Je me félicite, pour aborder ces thèmes, de la qualité et de la richesse des intervenants que le Centre de Civilisation française et d’études francophones de l’Université de Varsovie et l’Institut français de Pologne ont invité aujourd’hui à débattre. Je dis débattre parce qu’il s’agit là de questions ouvertes où nous sommes, c’est évident et c’est normal, loin d’être d’accord sur tout.


La France appelle de ses vœux une UE plus autonome, plus active sur la scène internationale, mais aussi plus forte économiquement et industriellement. La Pologne sait, tout comme la France, que l’énergie est une question essentielle pour notre économie, notre croissance, notre souveraineté.
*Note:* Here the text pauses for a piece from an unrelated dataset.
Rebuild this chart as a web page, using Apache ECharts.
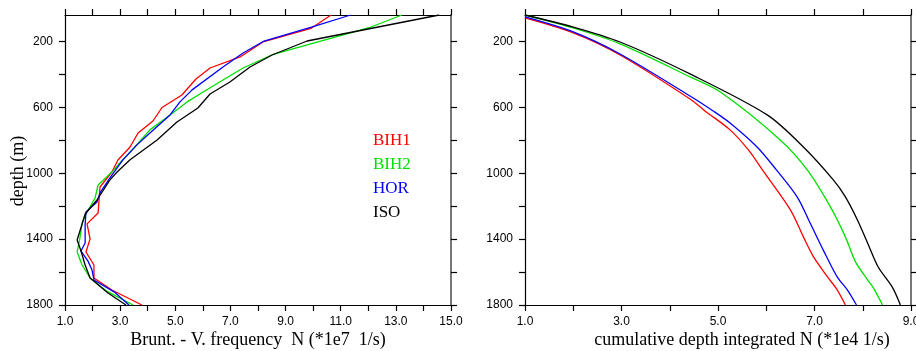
<!DOCTYPE html>
<html>
<head>
<meta charset="utf-8">
<script src="https://cdn.jsdelivr.net/npm/echarts@6/dist/echarts.min.js"></script>
<style>
  html, body { margin: 0; padding: 0; background: #ffffff; }
  #chart { width: 916px; height: 351px; }
</style>
</head>
<body>
<div id="chart"></div>
<script>
// Experiment names and their line colours
const seriesNames = ['BIH1', 'BIH2', 'HOR', 'ISO'];
const seriesColors = ['#ff0000', '#00e000', '#0000ff', '#000000'];

// Brunt-Vaisala frequency profiles: depth (m) and N (*1e7 1/s)
const bih1Depth = [38, 120, 202, 293, 360, 427, 524, 600, 682, 755, 840, 919, 992, 1083, 1241, 1307, 1399, 1478, 1557, 1636, 1709, 1800];
const bih1N     = [10.65, 9.92, 8.18, 7.35, 6.26, 5.75, 5.24, 4.52, 4.19, 3.65, 3.36, 2.92, 2.70, 2.27, 2.20, 1.80, 1.91, 1.76, 2.05, 2.05, 2.70, 3.79];

const bih2Depth = [38, 111, 275, 360, 433, 506, 566, 645, 736, 858, 937, 985, 1071, 1150, 1235, 1302, 1393, 1478, 1557, 1636, 1714, 1800];
const bih2N     = [13.22, 12.10, 8.58, 7.46, 6.73, 6.01, 5.43, 4.81, 4.08, 3.43, 2.99, 2.74, 2.20, 2.09, 1.80, 1.62, 1.54, 1.44, 1.62, 1.91, 2.49, 3.47];

const horDepth  = [38, 112, 196, 269, 354, 493, 566, 645, 755, 827, 918, 1028, 1119, 1174, 1235, 1314, 1423, 1472, 1532, 1587, 1648, 1720, 1800];
const horN      = [11.36, 9.94, 8.22, 7.46, 6.73, 5.61, 5.17, 4.81, 4.08, 3.61, 3.10, 2.63, 2.27, 2.16, 1.76, 1.73, 1.73, 1.58, 1.83, 1.98, 2.05, 2.78, 3.32];

const isoDepth  = [38, 196, 281, 354, 445, 518, 603, 688, 797, 918, 992, 1040, 1162, 1247, 1308, 1405, 1472, 1557, 1636, 1727, 1800];
const isoN      = [14.57, 9.78, 8.51, 7.71, 6.98, 6.26, 5.82, 5.06, 4.34, 3.36, 2.89, 2.63, 2.16, 1.73, 1.62, 1.44, 1.58, 1.73, 1.91, 2.56, 3.21];

// Cumulative depth-integrated N (*1e4 1/s)
const bih1CumDepth = [56, 147, 281, 548, 621, 736, 858, 979, 1222, 1386, 1508, 1629, 1708, 1800];
const bih1Cum      = [1.0, 2.0, 2.97, 4.42, 4.73, 5.25, 5.63, 5.92, 6.50, 6.77, 6.98, 7.27, 7.47, 7.64];

const bih2CumDepth = [38, 117, 214, 414, 506, 797, 979, 1204, 1386, 1538, 1647, 1696, 1800];
const bih2Cum      = [1.0, 2.0, 2.97, 4.42, 5.05, 6.29, 6.85, 7.33, 7.64, 7.85, 8.10, 8.22, 8.41];

const horCumDepth  = [50, 141, 275, 530, 621, 694, 840, 979, 1143, 1302, 1465, 1629, 1708, 1800];
const horCum       = [1.0, 2.0, 2.97, 4.42, 4.90, 5.25, 5.81, 6.21, 6.64, 6.91, 7.18, 7.47, 7.68, 7.87];

const isoCumDepth  = [38, 111, 202, 396, 645, 840, 1040, 1143, 1283, 1423, 1569, 1690, 1800];
const isoCum       = [1.0, 2.0, 2.97, 4.42, 6.02, 6.77, 7.39, 7.64, 7.89, 8.10, 8.32, 8.61, 8.78];

// Axis ticks and labels
const depthTicks  = [200, 400, 600, 800, 1000, 1200, 1400, 1600, 1800];
const depthLabels = [200, 600, 1000, 1400, 1800];
const freqLabels  = [1, 3, 5, 7, 9, 11, 13, 15];
const cumLabels   = [1, 3, 5, 7, 9];

const profiles = [[bih1N, bih1Depth], [bih2N, bih2Depth], [horN, horDepth], [isoN, isoDepth]];
const cumulative = [[bih1Cum, bih1CumDepth], [bih2Cum, bih2CumDepth], [horCum, horCumDepth], [isoCum, isoCumDepth]];

const zip = (xs, ys) => xs.map((x, i) => [x, ys[i]]);

const sansFont = 'Liberation Sans, Arial, Helvetica, sans-serif';
const serifFont = 'Liberation Serif, Times New Roman, serif';

function frameLine(color, width) {
  return { show: true, onZero: false, lineStyle: { color: color, width: width } };
}
function outTicks(values) {
  const t = { show: true, inside: false, length: 6, lineStyle: { color: '#000', width: 1.2 } };
  if (values) t.customValues = values;
  return t;
}

function depthAxis(gridIndex, position, withLabels) {
  const right = position === 'right';
  return {
    type: 'value', gridIndex: gridIndex, position: position,
    inverse: true, min: 38, max: 1800,
    axisLine: frameLine(right ? '#777' : '#000', right ? 2 : 1.2),
    axisTick: outTicks(depthTicks),
    axisLabel: {
      show: withLabels, customValues: depthLabels, margin: 12,
      fontFamily: sansFont, fontSize: 12, color: '#000',
      formatter: v => String(v)
    },
    splitLine: { show: false }
  };
}

function valueAxis(gridIndex, position, max, labels, withLabels) {
  return {
    type: 'value', gridIndex: gridIndex, position: position,
    min: 1, max: max, interval: 1,
    axisLine: frameLine('#000', 1.2),
    axisTick: outTicks(null),
    axisLabel: {
      show: withLabels, customValues: labels, margin: 11,
      fontFamily: sansFont, fontSize: 12, color: '#000',
      formatter: v => Number(v).toFixed(1)
    },
    splitLine: { show: false }
  };
}

const xAxes = [
  valueAxis(0, 'bottom', 15, freqLabels, true),
  valueAxis(0, 'top', 15, freqLabels, false),
  valueAxis(1, 'bottom', 9, cumLabels, true),
  valueAxis(1, 'top', 9, cumLabels, false)
];
Object.assign(xAxes[0], {
  name: 'Brunt. - V. frequency  N (*1e7  1/s)', nameLocation: 'middle', nameGap: 26,
  nameMoveOverlap: false,
  nameTextStyle: { fontFamily: serifFont, fontSize: 18, color: '#000' }
});
Object.assign(xAxes[2], {
  name: 'cumulative depth integrated N (*1e4 1/s)', nameLocation: 'middle', nameGap: 26,
  nameMoveOverlap: false,
  nameTextStyle: { fontFamily: serifFont, fontSize: 18, color: '#000', padding: [0, 0, 0, 48] }
});

const yAxes = [
  depthAxis(0, 'left', true),
  depthAxis(0, 'right', false),
  depthAxis(1, 'left', true),
  depthAxis(1, 'right', false)
];
Object.assign(yAxes[0], {
  name: 'depth (m)', nameLocation: 'middle', nameGap: 38,
  nameMoveOverlap: false,
  nameTextStyle: { fontFamily: serifFont, fontSize: 18, color: '#000', padding: [0, 22, 0, 0] }
});

const series = [];
seriesNames.forEach((name, i) => {
  series.push({
    name: name, type: 'line', xAxisIndex: 0, yAxisIndex: 0,
    data: zip(profiles[i][0], profiles[i][1]),
    symbol: 'none', lineStyle: { color: seriesColors[i], width: 1.3 },
    itemStyle: { color: seriesColors[i] }
  });
  series.push({
    name: name, type: 'line', xAxisIndex: 2, yAxisIndex: 2,
    data: zip(cumulative[i][0], cumulative[i][1]),
    smooth: 0.3, symbol: 'none', lineStyle: { color: seriesColors[i], width: 1.3 },
    itemStyle: { color: seriesColors[i] }
  });
});

const chart = echarts.init(document.getElementById('chart'), null, { renderer: 'canvas' });
chart.setOption({
  animation: false,
  backgroundColor: '#ffffff',
  grid: [
    { left: 65, top: 15, width: 386, height: 290, outerBoundsMode: 'none', containLabel: false },
    { left: 525, top: 15, width: 386, height: 290, outerBoundsMode: 'none', containLabel: false }
  ],
  legend: {
    data: seriesNames.map((n, i) => ({ name: n, textStyle: { color: seriesColors[i] } })),
    orient: 'vertical', left: 362, top: 127,
    itemWidth: 0, itemHeight: 0, itemGap: 7,
    selectedMode: false,
    textStyle: { fontFamily: serifFont, fontSize: 17 }
  },
  xAxis: xAxes,
  yAxis: yAxes,
  series: series
});
</script>
</body>
</html>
Il y a quelques mois, M. Tusk, à l’époque en tant que chef du gouvernement polonais, faisait le tour des capitales européennes pour convaincre les autres pays membres de la nécessité de construire une Union de l’énergie, de faire front uni pour mieux nous approvisionner, pour assurer à l’intérieur de l’UE les solidarités au besoin, c’est à dire en cas de pression ou de chantage des grands fournisseurs vis-à-vis de tel ou tel. La France a soutenu sans réserve cette initiative de la Pologne, le projet d’union énergétique pour l’Europe.
Mais cette énergie, l’Europe ne doit pas seulement l’acheter à l’extérieur aux meilleures conditions possibles. Notre souveraineté, notre économie dépendront très largement de la façon dont nous-mêmes nous la produisons. Elles dépendront aussi de la façon dont nous gérons l’énergie, acquise hors d’Europe ou produite en Europe, que nous consommons en quantité toujours plus importante.


Ayons à l’esprit qu’en 2050, avec une population mondiale atteignant alors 9 milliards, les besoins de la planète en énergie seront multipliés par deux par rapport à ce qu’ils sont aujourd’hui.
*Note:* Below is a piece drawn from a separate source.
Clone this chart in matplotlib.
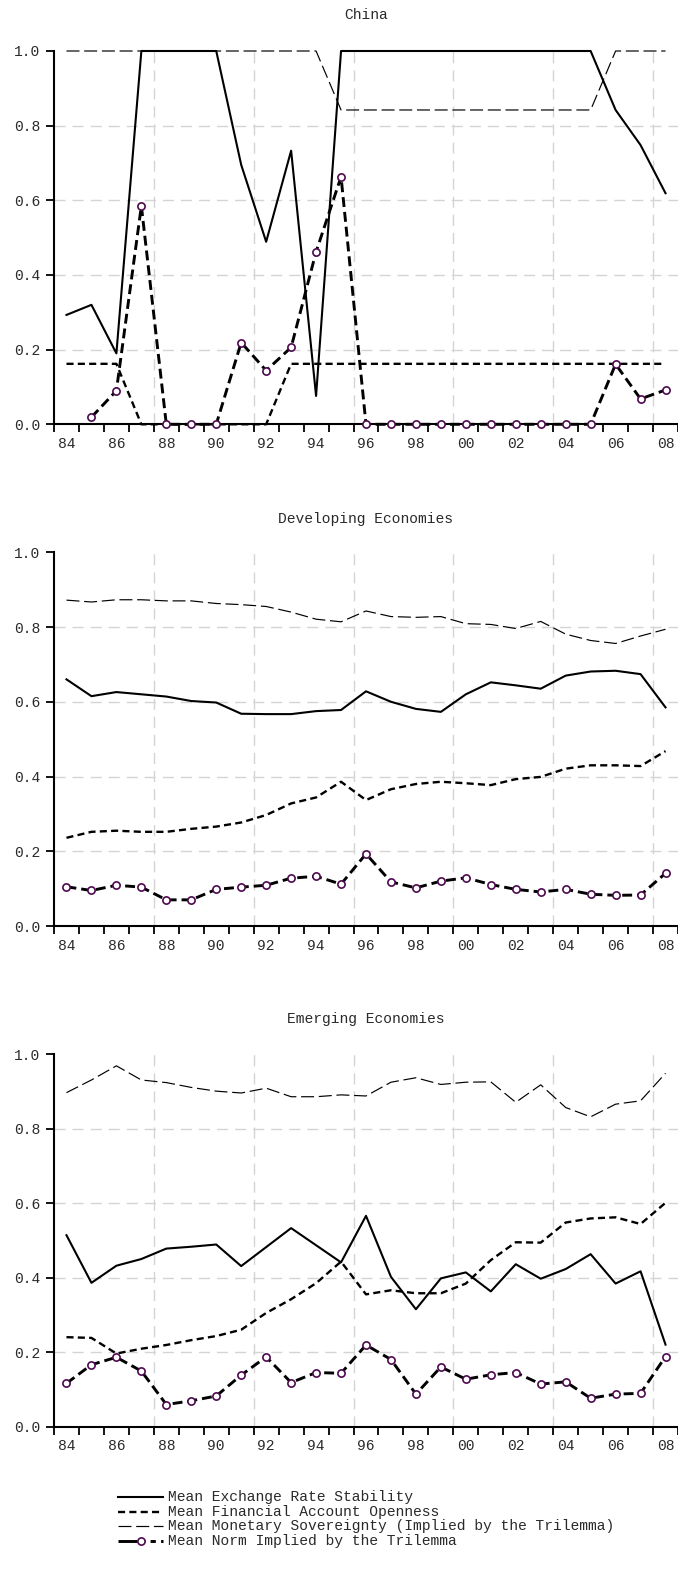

Ces questions d’énergie ne peuvent pas être dissociées des impératifs climatiques et environnementaux qui pèsent sur nous, que nous le voulions ou non. La pire des politiques, ce serait de faire comme s’ils n’existaient pas. La Pologne a organisé la COP 19 à Varsovie il y a tout juste un an, la France organisera à Paris la COP 21 dans tout juste un an. Nos pays sont bien placés pour connaître les contraintes climatiques, et savoir qu’aujourd’hui il faut penser les questions d’énergie en termes de réduction des émissions de gaz à effet de serre, qu’il faut absolument passer à d’autres ressources que les seules ressources fossiles, hydrocarbures ou charbon.


Nous ne pouvons pas nous reposer sur un nombre trop limité de technologies, il n’y a pas de solution unique pour relever le défi de l’énergie en Europe. Diversifier les façons de produire l’énergie est devenu une absolue nécessité. Il peut y avoir au sein de l’UE des spécificités, il est normal que nous soyons différents, chaque état membre a sa géographie et son histoire. Mais chaque état membre doit, c’est d’ailleurs aussi son propre intérêt, diversifier ses ressources, choisir les moins coûteuses sans doute mais aussi les moins polluantes. La France a choisi l’énergie nucléaire comme principal pilier de son mix énergétique. En la matière nous avons développé un grand savoir-faire, nous disposons aujourd’hui, réparties sur le territoire, de 59 centrales couvrant plus de 75% de notre production d’électricité. Nous constatons avec plaisir que la Pologne, comme nous, a conscience de l’utilité du nucléaire. Le gouvernement polonais, avec son projet Politique Energétique 2050, a réaffirmé cet été son intention de développer l’énergie nucléaire. Il y est écrit que dans 35 ans le bouquet énergétique polonais devra comporter au minimum 15% de nucléaire.


Le nucléaire, d’ailleurs, n’est pas qu’une source d’énergie, c’est aussi une source d’emplois. Des emplois hautement qualifiés, et pour la plupart non délocalisables. L’impact sur l’emploi quand un pays construit et exploite des réacteurs nucléaires est important. Construire un seul réacteur de type EPR équivaut à créer 12 000 emplois directs et indirects, le plus souvent non délocalisables.


La France s’est engagée à partager son expérience avec la Pologne au moment où celle-ci se dotera d’une capacité électronucléaire, pourra lui fournir sa technologie et l’aider à acquérir les compétences nécessaires dans les domaines administratifs, techniques et scientifiques.


L’autre manière d’atteindre l’objectif de réduction des émissions de CO2 est de valoriser une gestion innovante de l’énergie, en misant notamment sur des transports plus économes, des techniques de construction assurant une meilleure performance énergétique des bâtiments, le recyclage intelligent des déchets. Toutes ces pistes innovantes demandent certes des investissements en recherche et développement, mais sont prometteuses en termes de compétitivité et d’emplois, de sécurité et de souveraineté énergétiques. La Pologne et la France ont initié il y a deux ans, dans le cadre de l’opération ECO-MIASTO, une coopération très active sur toutes ces questions. Il faut l’étendre et l’approfondir, nos deux pays ont tout à y gagner.


Pour affronter les immenses défis de la souveraineté énergétique de l’Europe, nous n’avons pas de baguette magique. Mais, puisque la nécessaire prise de conscience a eu lieu dans nos deux pays, il y a des solutions humainement réalisables. Pour les atteindre ensemble, il faut la volonté politique d’y travailler en commun. Il faut mettre en commun les atouts que nous avons chacun en propre, développer en commun nos recherches scientifiques et partager nos connaissances, exploiter en commun nos impressionnants savoir-faire, affirmer en commun une politique de l’énergie résolument européenne.


Je vous remercie de votre attention.